Space Missions Urged to Seek "Weird" Life in Extreme Environments
WASHINGTON, DC, July 6, 2007 (ENS) - The search for life elsewhere in the solar system and beyond should include research to detect what some scientists call "weird" life, with biochemistry different from that of life on Earth, says a new report from the National Research Council.
The assumption that alien life would have the same biochemical architecture as life on Earth means that scientists have artificially limited the scope of their thinking as to where extraterrestrial life might be found, according to the NASA sponsored report.
"Our investigation made clear that life is possible in forms different than those on Earth," said the chair of the authoring committee John Baross, professor of oceanography at the University of Washington, Seattle.
John Baross studies life in extreme environments. (Photo courtesy U. Washington)
The report emphasizes that "no discovery that we can make in our exploration of the solar system would have greater impact on our view of our position in the cosmos, or be more inspiring, than the discovery of an alien life form, even a primitive one.
At the same time, the report says, "it is clear that nothing would be more tragic in the American exploration of space than to encounter alien life without recognizing it."
"It is critical to know what to look for in the search for life in the solar system," said Baross. "The search so far has focused on Earth-like life because that's all we know, but life that may have originated elsewhere could be unrecognizable compared with life here."
"Advances throughout the last decade in biology and biochemistry show that the basic requirements for life might not be as concrete as we thought," he said.
The report stresses that the future search for alien life should not exclude more research into terrestrial life.
Studies of extreme environments, such as deserts and ocean depths, have determined that life exists anywhere water and a source of energy are found together on Earth.
Baross specializes in the ecology, physiology, and taxonomy of microorganisms from hydrothermal vent environments, and the use of biochemical and molecular methods to detect, quantify, and classify them.
He is part of NASA's astrobiology team, investigating the origin, evolution, distribution and future of life on Earth and beyond.

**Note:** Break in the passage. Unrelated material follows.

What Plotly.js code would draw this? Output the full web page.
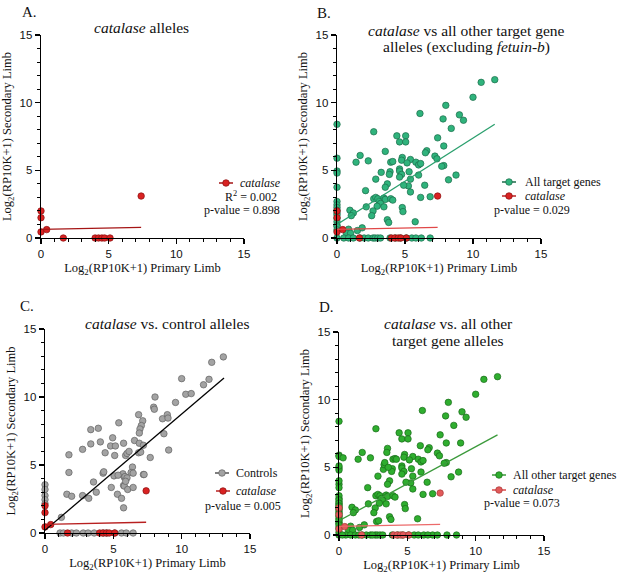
<!DOCTYPE html>
<html><head><meta charset="utf-8">
<script src="https://cdn.plot.ly/plotly-3.0.1.min.js"></script>
<style>html,body{margin:0;padding:0;background:#fff}#chart{width:617px;height:578px}</style>
</head><body><div id="chart"></div>
<script>
// ---------- data ----------
const tickVals = [0, 5, 10, 15];
const tickText = ["0", "5", "10", "15"];

// catalase alleles (same in all panels)
const catalaseX = [0, 0, 0, 0.42, 1.65, 4.0, 4.25, 4.5, 4.7, 5.1, 7.4];
const catalaseY = [2.0, 1.5, 0.45, 0.62, 0, 0, 0, 0, 0, 0, 3.1];
const catalaseFitX = [0, 7.4];
const catalaseFitY = [0.64, 0.79];

// all target genes excluding fetuin-b (panel B)
const targetX = [11.6,10.6,10.0,8.0,6.1,9.0,7.8,9.3,8.4,0,2.7,4.4,5.05,4.6,5.05,7.4,7.85,3.55,6.6,6.5,1.7,7.2,7.35,0,1.4,2.3,3.95,4.1,4.8,4.75,5.4,5.15,5.8,6.0,6.15,7.85,7.7,0,0,3.25,3.9,3.85,4.6,4.6,4.75,4.6,5.3,5.4,6.0,5.25,5.4,4.9,2.85,3.7,6.45,8.2,8.75,0,2.1,6.15,6.85,2.7,2.85,3.0,3.45,3.55,3.95,4.1,3.1,3.2,2.95,2.15,2.65,2.55,3.45,4.8,4.85,0.95,1.2,1.05,3.7,3.8,5.75,0,0,0,0,0,0,0,0,0,0,0,0.85,1.5,1.85,0.7,1.0,3.55,
  0,0.5,0.85,1.2,1.7,2.0,2.3,2.65,2.8,3.0,3.2,3.9,4.3,4.65,5.1,5.5,5.8,6.2,6.85];
const targetY = [11.7,11.5,10.4,9.8,9.2,9.1,8.8,8.7,8.1,8.4,7.85,7.55,7.55,7.1,7.1,7.4,6.8,6.4,6.45,6.3,6.1,6.05,5.85,5.9,5.6,5.7,5.6,5.65,5.95,5.75,5.8,5.55,5.6,5.4,5.5,5.35,5.3,4.95,4.8,4.85,4.9,4.7,5.1,4.95,4.7,4.5,4.9,4.35,4.65,3.85,3.4,3.9,4.35,4.0,3.9,4.3,4.65,3.75,3.5,3.0,3.05,2.9,3.0,2.9,2.95,2.85,2.9,2.8,2.7,2.55,2.35,2.3,2.0,1.65,2.3,2.25,1.95,2.05,1.85,1.65,1.35,1.15,1.2,2.7,2.45,2.25,2.05,1.85,1.7,1.45,1.2,0.95,0.85,0.6,0.65,0.55,0.75,0.35,0.35,3.75,
  0,0,0,0,0,0,0,0,0,0,0,0,0,0,0,0,0,0,0];
const targetFitX = [0, 11.6];
const targetFitY = [1.0, 8.4];

// additional fetuin-b alleles (included in panel D)
const fetuinX = [0,0,0,0,0,0,0,0,0,0,0,0,0,0,0,0.3,3.5,3.3,3.35,4.2,3.6,5.95,2.75,2.9,8.9,7.9,8.6,7.2,6.5,0.25,1.45,2.45];
const fetuinY = [5.8,5.1,4.0,3.5,2.9,2.6,2.35,2.15,1.95,1.6,1.35,1.1,0.75,0.45,0.2,5.7,6.1,5.2,5.35,5.6,5.0,6.6,1.0,1.05,6.8,0,0,0,0,0,0,0];
const otherFitX = [0, 11.6];
const otherFitY = [1.05, 7.4];

// control alleles (panel C)
const controlX = [13.05,12.2,10.0,12.0,11.6,10.3,10.7,8.05,9.55,7.95,8.0,6.85,8.6,8.95,9.0,5.4,7.15,7.05,6.95,6.9,3.35,3.9,8.7,4.95,3.35,4.05,4.8,5.15,5.75,6.55,6.9,7.2,4.4,2.75,1.75,5.1,5.9,6.0,6.15,6.85,7.0,7.7,9.05,6.4,6.3,7.2,7.25,5.7,4.25,4.3,5.05,5.35,5.8,5.85,3.55,1.75,2.75,1.6,1.95,3.2,3.75,4.85,5.75,5.3,5.6,5.8,6.0,6.05,6.45,5.9,6.45,5.75,1.2,0,0,0,0,0,
  1.1,1.35,1.95,2.3,2.8,3.15,3.6,4.25,4.5,5.1,5.6,5.95,6.45];
const controlY = [12.95,12.55,11.35,11.3,10.9,10.2,10.25,10.0,9.6,9.25,9.1,8.7,8.4,8.7,8.45,8.1,8.25,7.9,7.65,7.35,7.6,7.7,7.3,7.0,6.55,6.7,6.4,6.4,6.6,6.8,6.6,6.45,5.9,6.15,5.75,5.7,5.7,5.85,6.0,5.9,5.95,5.55,6.1,4.85,4.45,4.3,4.3,4.35,4.4,4.5,4.2,4.25,4.1,4.15,3.75,4.45,2.75,2.85,2.7,2.55,3.0,3.35,3.5,2.85,2.55,3.45,4.05,3.2,3.35,3.8,4.4,1.85,1.15,3.55,3.2,2.75,2.45,2.15,
  0,0,0,0,0,0,0,0,0,0,0,0,0];
const controlFitX = [0, 13.1];
const controlFitY = [0.2, 11.4];

const pValues = ["0.898", "0.029", "0.005", "0.073"];
const rSquaredA = "0.002";

// ---------- helpers ----------
const W = 617, H = 578;
const px = x => x / W;
const py = y => 1 - y / H;
const SERIF = "Liberation Serif, Times New Roman, serif";
const SANS = "Liberation Sans, Arial, sans-serif";

function xAxis(x0, x1, anchor) {
  return {
    domain: [px(x0), px(x1)], anchor: anchor, range: [0, 15], fixedrange: true,
    showline: true, linecolor: "#000", linewidth: 1.3, showgrid: false, zeroline: false,
    tickmode: "array", tickvals: tickVals, ticktext: tickText,
    ticks: "outside", ticklen: 5, tickwidth: 1.2, tickcolor: "#000",
    minor: {ticks: "outside", ticklen: 3, tickwidth: 1, tickcolor: "#000", dtick: 1, tick0: 0, showgrid: false},
    tickfont: {family: SANS, size: 11.5, color: "#111"},
    automargin: false,
    title: {text: "Log<sub>2</sub>(RP10K+1) Primary Limb", font: {family: SERIF, size: 12.5, color: "#111"}, standoff: 4}
  };
}
function yAxis(y0, y1, anchor) {
  return {
    domain: [py(y1), py(y0)], anchor: anchor, range: [0, 15], fixedrange: true,
    showline: true, linecolor: "#000", linewidth: 1.3, showgrid: false, zeroline: false,
    tickmode: "array", tickvals: tickVals, ticktext: tickText,
    ticks: "outside", ticklen: 5, tickwidth: 1.2, tickcolor: "#000",
    minor: {ticks: "outside", ticklen: 3, tickwidth: 1, tickcolor: "#000", dtick: 1, tick0: 0, showgrid: false},
    tickfont: {family: SANS, size: 11.5, color: "#111"},
    automargin: false,
    title: {text: "Log<sub>2</sub>(RP10K+1) Secondary Limb", font: {family: SERIF, size: 12.5, color: "#111"}, standoff: 5}
  };
}
function pts(x, y, xa, ya, fill, edge) {
  return {type: "scatter", mode: "markers", x: x, y: y, xaxis: xa, yaxis: ya, cliponaxis: false,
    showlegend: false, hoverinfo: "skip",
    marker: {size: 6.5, color: fill, line: {color: edge, width: 0.7}}};
}
function fit(x, y, xa, ya, color) {
  return {type: "scatter", mode: "lines", x: x, y: y, xaxis: xa, yaxis: ya, cliponaxis: false,
    showlegend: false, hoverinfo: "skip", line: {color: color, width: 1.3}};
}

const GREEN_B = "#2fb37c", GREEN_B_EDGE = "#1c6b4a", GREEN_B_LINE = "#2a9f6d";
const GREEN_D = "#2fae2f", GREEN_D_EDGE = "#1a6a1a", GREEN_D_LINE = "#3b9a3b";
const GRAY = "#a3a3a3", GRAY_EDGE = "#626262";
const RED = "#d92222", RED_EDGE = "#8a1010";
const RED_D = "#e25a5a", RED_D_EDGE = "#a83a3a";

const otherX = targetX.concat(fetuinX);
const otherY = targetY.concat(fetuinY);

const data = [
  // A
  pts(catalaseX, catalaseY, "x", "y", RED, RED_EDGE),
  fit(catalaseFitX, catalaseFitY, "x", "y", "#a51515"),
  // B
  pts(targetX, targetY, "x2", "y2", GREEN_B, GREEN_B_EDGE),
  pts(catalaseX, catalaseY, "x2", "y2", RED, RED_EDGE),
  fit(targetFitX, targetFitY, "x2", "y2", GREEN_B_LINE),
  fit(catalaseFitX, catalaseFitY, "x2", "y2", "#e04848"),
  // C
  pts(controlX, controlY, "x3", "y3", GRAY, GRAY_EDGE),
  pts(catalaseX, catalaseY, "x3", "y3", RED, RED_EDGE),
  fit(controlFitX, controlFitY, "x3", "y3", "#000"),
  fit(catalaseFitX, catalaseFitY, "x3", "y3", "#b82020"),
  // D
  pts(otherX, otherY, "x4", "y4", GREEN_D, GREEN_D_EDGE),
  pts(catalaseX, catalaseY, "x4", "y4", RED_D, RED_D_EDGE),
  fit(otherFitX, otherFitY, "x4", "y4", GREEN_D_LINE),
  fit(catalaseFitX, catalaseFitY, "x4", "y4", "#ec6a6a")
];

// ---------- annotations ----------
const ann = [];
function txt(x, y, text, size, anchor, opts) {
  ann.push(Object.assign({xref: "paper", yref: "paper", x: px(x), y: py(y), text: text, showarrow: false,
    xanchor: anchor || "center", yanchor: "middle", font: {family: SERIF, size: size, color: "#111"}}, opts || {}));
}
// panel letters
txt(20, 12, "A.", 15, "left");
txt(315, 13, "B.", 15, "left");
txt(18, 306, "C.", 15, "left");
txt(317, 307, "D.", 15, "left");
// titles
txt(141, 27, "<i>catalase</i> alleles", 15.5);
txt(466, 30, "<i>catalase</i> vs all other target gene", 15.5);
txt(466, 47, "alleles (excluding <i>fetuin-b</i>)", 15.5);
txt(167, 323, "<i>catalase</i> vs. control alleles", 15.5);
txt(448, 323, "<i>catalase</i> vs. all other", 15.5);
txt(448, 340, "target gene alleles", 15.5);
// legends / stats
const LS = 12;
txt(238, 182.5, "<i>catalase</i>", LS, "left");
txt(223, 196, "R<sup>2</sup> = " + rSquaredA, LS, "left");
txt(202, 210, "p-value = " + pValues[0], LS, "left");

txt(523, 182, "All target genes", LS, "left");
txt(523, 196, "<i>catalase</i>", LS, "left");
txt(492, 210, "p-value = " + pValues[1], LS, "left");

txt(234, 473, "Controls", LS, "left");
txt(234, 491, "<i>catalase</i>", LS, "left");
txt(203, 506, "p-value = " + pValues[2], LS, "left");

txt(511, 475, "All other target genes", LS, "left");
txt(511, 490, "<i>catalase</i>", LS, "left");
txt(482, 503, "p-value = " + pValues[3], LS, "left");

// legend symbols (line + circle)
const shapes = [];
function sym(cx, cy, line, fill, edge) {
  shapes.push({type: "line", xref: "paper", yref: "paper", x0: px(cx - 7), x1: px(cx + 7), y0: py(cy), y1: py(cy),
    line: {color: line, width: 1.5}});
  shapes.push({type: "circle", xref: "paper", yref: "paper", x0: px(cx - 3.3), x1: px(cx + 3.3), y0: py(cy + 3.3), y1: py(cy - 3.3),
    fillcolor: fill, line: {color: edge, width: 0.7}});
}
sym(226, 183, "#a51515", RED, RED_EDGE);
sym(509, 182, GREEN_B_EDGE, GREEN_B, GREEN_B_EDGE);
sym(509, 196, "#b82020", RED, RED_EDGE);
sym(222, 473, "#555", GRAY, GRAY_EDGE);
sym(223, 491, "#b82020", RED, RED_EDGE);
sym(499, 475, GREEN_D_LINE, GREEN_D, GREEN_D_EDGE);
sym(499, 490, "#d84848", RED_D, RED_D_EDGE);

const layout = {
  width: W, height: H, margin: {l: 0, r: 0, t: 0, b: 0},
  paper_bgcolor: "#fff", plot_bgcolor: "rgba(0,0,0,0)", showlegend: false,
  xaxis: xAxis(41, 244, "y"), yaxis: yAxis(35, 238, "x"),
  xaxis2: xAxis(337, 541, "y2"), yaxis2: yAxis(35, 238, "x2"),
  xaxis3: xAxis(45, 250, "y3"), yaxis3: yAxis(329, 533, "x3"),
  xaxis4: xAxis(339, 544, "y4"), yaxis4: yAxis(332, 535, "x4"),
  annotations: ann, shapes: shapes
};
Plotly.newPlot("chart", data, layout, {staticPlot: true, displayModeBar: false});
</script>
</body></html>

Baross also researches the ecology of extreme environments and the significance of submarine hydrothermal vent environments for the origin and evolution of life.
Tubeworms at a submarine hydrothermal vent (Photo courtesy NOAA)
A hydrothermal vent is a fissure in a planet's surface that emits heated water. Hydrothermal vents are commonly found near volcanically active places, tectonic plates that are moving apart, ocean basins, and hotspots. The most famous hydrothermal vent system is probably Yellowstone National Park in the United States.
Active hydrothermal vents are believed to exist on Jupiter's moon Europa, and scientists speculate that ancient hydrothermal vents exist on Mars.
The recent evidence that liquid water-ammonia mixtures may exist in the interior of Saturn's moon Titan suggests the value of another mission to probe Titan, a place the committee considers the solar system's most likely home for weird life.
On Wednesday, NASA announced that for the first time the Cassini spacecraft found cup-like craters filled with hydrocarbons on Saturn's moon Hyperion, the eighth largest of Saturn's nearly 60 known moons.NASA scientists said this may indicate the widespread presence in our solar system of basic chemicals necessary for life.
In this color map of Hyperion's surface, blue shows frozen water, red shows carbon dioxide ice. Hydrocarbon dust is found in the craters. (Photo courtesy NASA)
A paper in the July 5 issue of the journal "Nature" reports details of Hyperion's surface craters and composition observed during this flyby in 2005, including keys to understanding the moon's origin and evolution over 4.5 billion years.
"Of special interest is the presence on Hyperion of hydrocarbons - combinations of carbon and hydrogen atoms that are found in comets, meteorites, and the dust in our galaxy," said Dale Cruikshank, a planetary scientist at NASA's Ames Research Center, Moffett Field, California, and the paper's lead author.
"These molecules, when embedded in ice and exposed to ultraviolet light, form new molecules of biological significance. This doesn't mean that we have found life," Cruikshank said, "but it is a further indication that the basic chemistry needed for life is widespread in the universe."
Recent evidence indicates that another moon of Saturn, Enceladus, has active water geysers, raising the prospect that habitable environments may exist there.
The report advises that space missions should increase the breadth of their search for life looking for life forms with DNA structures different from those on Earth, and life based on different solvents, such as ammonia, instead of water.
This improved understanding will help scientists to broaden their perspective, seeking life anywhere the conditions necessary for its existence might be met.